Ortberg plans to reset priorities and create a leaner, more focused organization, reducing what he called non-essential activity and concentrating on specific ‘core’ areas. Determination of the core/non-core areas is already underway, with decisions as to whether to shed non-core parts of Boeing by the end of the year.

Ortberg reaffirmed Boeing’s commitment to acquire Spirit AeroSystems, and said that making wholesale changes at Boeing Global Services (which achieved solid financial results) was “not my priority right now” though elements of the BGS portfolio may be part of the core/non-core decision process.

Ortberg does not plan to walk away from its troubled military contracts, though he admitted that there was: “no magic bullet,” to achieving profitability on the most challenging contracts, which include the KC-46 tanker, the T-7A trainer, the MQ-25 autonomous unmanned carrier-based tanker and the VC-25B presidential transport aircraft.

Ortberg said that: “Even if we wanted to, I don’t think we can walk away from these contracts. These are core customers that need this capability. We’ve got long-term commitments to them.”

Boeing remains optimistic that programmes like the KC-46 Pegasus tanker will eventually return the company’s defence business to profitability, despite having triggered roughly US $7 billion in penalty charges. But the company also aims to reconfigure the Boeing defence portfolio to be “much more balanced, with less risky programmes and more profitable programmes.” Crucially the company will ensure that bids and proposals will be more disciplined, and risks will be more tightly controlled. This is a change that is already underway, and is the reason that Boeing withdrew its bid for the Survivable Airborne Operations Center programme.

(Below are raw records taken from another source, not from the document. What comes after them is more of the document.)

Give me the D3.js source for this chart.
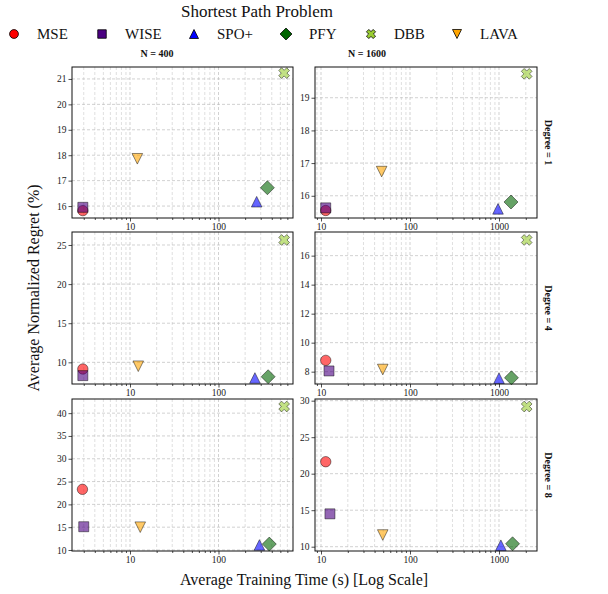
<!DOCTYPE html>
<html>
<head>
<meta charset="utf-8">
<script src="https://cdn.jsdelivr.net/npm/d3@7"></script>
<style>
  body { margin: 0; background: #fff; }
  svg { font-family: "Liberation Serif", "Times New Roman", serif; }
</style>
</head>
<body>
<div id="chart"></div>
<script>
// ---------- Data ----------
const methods = ["MSE", "WISE", "SPO+", "PFY", "DBB", "LAVA"];
const sampleSizes = [400, 1600];
const degrees = [1, 4, 8];

// training time (s) per method, per panel
const time_n400_d1 = [2.93, 2.93, 270, 357, 552, 12.1];
const time_n1600_d1 = [11.3, 11.3, 975, 1364, 2047, 48];
const time_n400_d4 = [2.93, 2.93, 258, 364, 552, 12.4];
const time_n1600_d4 = [11.3, 12.3, 1000, 1380, 2047, 49.4];
const time_n400_d8 = [2.9, 3.0, 290, 375, 552, 13.05];
const time_n1600_d8 = [11.3, 12.6, 1050, 1420, 2047, 49.4];

// average normalized regret (%) per method, per panel
const regret_n400_d1 = [15.82, 15.95, 16.17, 16.72, 21.23, 17.86];
const regret_n1600_d1 = [15.55, 15.63, 15.6, 15.81, 19.73, 16.74];
const regret_n400_d4 = [9.15, 8.3, 8.0, 8.16, 25.64, 9.5];
const regret_n1600_d4 = [8.78, 8.05, 7.55, 7.58, 17.08, 8.15];
const regret_n400_d8 = [23.3, 15.1, 11.1, 11.3, 41.45, 15.0];
const regret_n1600_d8 = [21.64, 14.5, 10.2, 10.4, 29.2, 11.6];

// axis limits and ticks
const xLim_n400 = [2.21, 695];
const xLim_n1600 = [8.56, 2673];
const xTicks_n400 = [10, 100];
const xTicks_n1600 = [10, 100, 1000];
const yLim = [[15.53, 21.47], [15.32, 19.94], [7.23, 26.66], [7.15, 17.63], [9.78, 43.1], [9.41, 30.23]];
const yTicks = [
  [16, 17, 18, 19, 20, 21], [16, 17, 18, 19],
  [10, 15, 20, 25], [8, 10, 12, 14, 16],
  [10, 15, 20, 25, 30, 35, 40], [10, 15, 20, 25, 30]
];

// ---------- Styles ----------
const colors = ["red", "indigo", "blue", "darkgreen", "yellowgreen", "orange"];
const shapes = ["circle", "square", "triUp", "diamond", "x", "triDown"];

const W = 608, H = 594;
const colX = [[72, 293], [315, 537]];
const rowY = [[67, 218], [232, 384], [399, 551]];

const svg = d3.select("#chart").append("svg").attr("width", W).attr("height", H);

function markerPath(kind, k) {
  const f = (pts) => "M" + pts.map((p) => p.join(",")).join("L") + "Z";
  if (kind === "circle") {
    const r = 5.2 * k;
    return `M${r},0A${r},${r} 0 1,1 ${-r},0A${r},${r} 0 1,1 ${r},0Z`;
  }
  if (kind === "square") { const h = 5 * k; return f([[-h, -h], [h, -h], [h, h], [-h, h]]); }
  if (kind === "triUp") { const h = 5.3 * k; return f([[0, -h], [h, h], [-h, h]]); }
  if (kind === "triDown") { const h = 5.3 * k; return f([[0, h], [h, -h], [-h, -h]]); }
  if (kind === "diamond") { const h = 7 * k; return f([[0, -h], [h, 0], [0, h], [-h, 0]]); }
  // filled X: a plus rotated 45 degrees
  const L = 5.6 * k, w = 2.0 * k, s = Math.SQRT1_2;
  const plus = [[w, L], [-w, L], [-w, w], [-L, w], [-L, -w], [-w, -w], [-w, -L], [w, -L], [w, -w], [L, -w], [L, w], [w, w]];
  return f(plus.map(([x, y]) => [(x - y) * s, (x + y) * s]));
}

// ---------- Title & legend ----------
svg.append("text").attr("x", 257).attr("y", 17).attr("text-anchor", "middle")
  .attr("font-size", 17).attr("fill", "#111").text("Shortest Path Problem");

const legendMarkX = [14, 102, 194, 286, 371, 457];
const legend = svg.append("g");
methods.forEach((m, i) => {
  legend.append("path").attr("transform", `translate(${legendMarkX[i]},34)`)
    .attr("d", markerPath(shapes[i], 0.85)).attr("fill", colors[i])
    .attr("stroke", "#000").attr("stroke-width", 0.8);
  legend.append("text").attr("x", legendMarkX[i] + 23).attr("y", 39)
    .attr("font-size", 15).attr("fill", "#111").text(m);
});

// ---------- Panels ----------
const timeData = [time_n400_d1, time_n1600_d1, time_n400_d4, time_n1600_d4, time_n400_d8, time_n1600_d8];
const regretData = [regret_n400_d1, regret_n1600_d1, regret_n400_d4, regret_n1600_d4, regret_n400_d8, regret_n1600_d8];

degrees.forEach((deg, r) => {
  sampleSizes.forEach((n, c) => {
    const idx = r * 2 + c;
    const [x0, x1] = colX[c], [y0, y1] = rowY[r];
    const x = d3.scaleLog().domain(c === 0 ? xLim_n400 : xLim_n1600).range([x0, x1]);
    const y = d3.scaleLinear().domain(yLim[idx]).range([y1, y0]);
    const g = svg.append("g");

    const [lo, hi] = x.domain();
    const minor = [];
    for (let d = 1; d <= 1000; d *= 10)
      for (let m = 2; m <= 9; m++) if (d * m > lo && d * m < hi) minor.push(d * m);
    const major = c === 0 ? xTicks_n400 : xTicks_n1600;

    // grid
    const grid = g.append("g").attr("stroke", "#bdbdbd").attr("stroke-width", 0.7)
      .attr("stroke-dasharray", "3,2");
    grid.selectAll(".mn").data(minor).enter().append("line")
      .attr("x1", (d) => x(d)).attr("x2", (d) => x(d)).attr("y1", y0).attr("y2", y1)
      .attr("stroke-opacity", 0.7);
    grid.selectAll(".mj").data(major).enter().append("line")
      .attr("x1", (d) => x(d)).attr("x2", (d) => x(d)).attr("y1", y0).attr("y2", y1);
    grid.selectAll(".hy").data(yTicks[idx]).enter().append("line")
      .attr("x1", x0).attr("x2", x1).attr("y1", (d) => y(d)).attr("y2", (d) => y(d));

    // axes
    const ax = g.append("g").attr("transform", `translate(0,${y1})`)
      .call(d3.axisBottom(x).tickValues(major).tickFormat(d3.format("d")).tickSize(3.5).tickPadding(2));
    g.append("g").attr("transform", `translate(0,${y1})`)
      .call(d3.axisBottom(x).tickValues(minor).tickFormat("").tickSize(2))
      .select(".domain").remove();
    const ay = g.append("g").attr("transform", `translate(${x0},0)`)
      .call(d3.axisLeft(y).tickValues(yTicks[idx]).tickFormat(d3.format("d")).tickSize(3.5).tickPadding(2));
    [ax, ay].forEach((a) => {
      a.select(".domain").remove();
      a.selectAll("text").attr("font-size", 9.5).attr("fill", "#222")
        .attr("font-family", "Liberation Serif");
    });
    g.selectAll(".tick line").attr("stroke", "#222").attr("stroke-width", 0.8);

    // frame
    g.append("rect").attr("x", x0).attr("y", y0).attr("width", x1 - x0).attr("height", y1 - y0)
      .attr("fill", "none").attr("stroke", "#111").attr("stroke-width", 1);

    // points
    g.append("g").selectAll("path").data(methods).enter().append("path")
      .attr("transform", (d, i) => `translate(${x(timeData[idx][i])},${y(regretData[idx][i])})`)
      .attr("d", (d, i) => markerPath(shapes[i], 1))
      .attr("fill", (d, i) => colors[i]).attr("fill-opacity", 0.6)
      .attr("stroke", "#000").attr("stroke-opacity", 0.45).attr("stroke-width", 1);

    if (r === 0) {
      svg.append("text").attr("x", c === 0 ? 157 : 367).attr("y", 57).attr("text-anchor", "middle")
        .attr("font-size", 10).attr("font-weight", "bold").attr("fill", "#111").text(`N = ${n}`);
    }
    if (c === 1) {
      svg.append("text").attr("transform", `translate(545,${(y0 + y1) / 2}) rotate(90)`)
        .attr("text-anchor", "middle").attr("font-size", 10).attr("font-weight", "bold")
        .attr("fill", "#111").text(`Degree = ${deg}`);
    }
  });
});

// ---------- Axis labels ----------
svg.append("text").attr("transform", "translate(39,288) rotate(-90)").attr("text-anchor", "middle")
  .attr("font-size", 16).attr("fill", "#111").text("Average Normalized Regret (%)");
svg.append("text").attr("x", 304).attr("y", 585).attr("text-anchor", "middle")
  .attr("font-size", 16).attr("fill", "#111").text("Average Training Time (s) [Log Scale]");
</script>
</body>
</html>
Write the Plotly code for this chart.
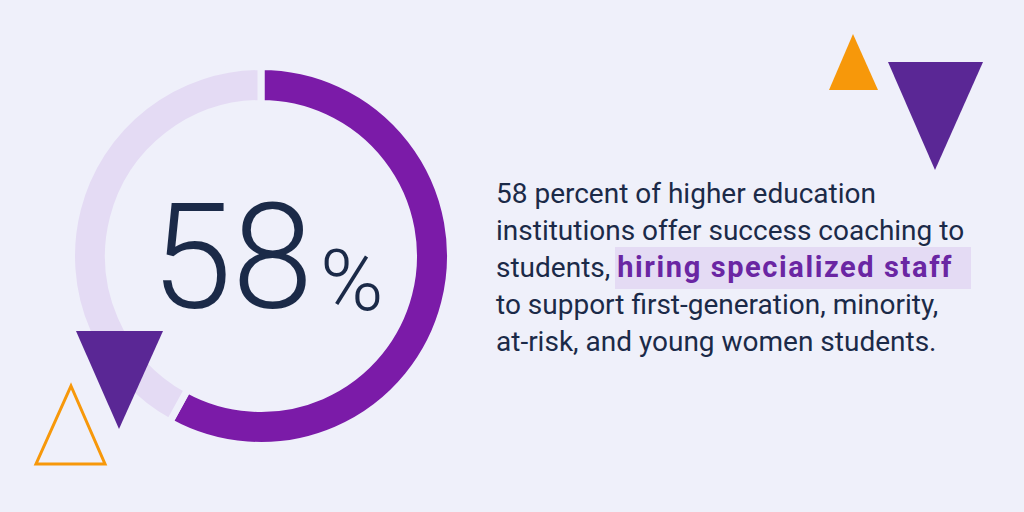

Ortberg has reportedly acknowledged plans to move away from the Boeing Space

Business. The company’s Core Competency approach will see Commercial and Defence being prioritised, which is perhaps unsurprising after Boeing’s ill-fated Starliner mission was forced to return to Earth empty, leaving two NASA astronauts stranded aboard the International Space Station waiting for the rival SpaceX mission to get home. “We have to improve our systems engineering and design capability so that never happens again,” Ortberg observed, darkly.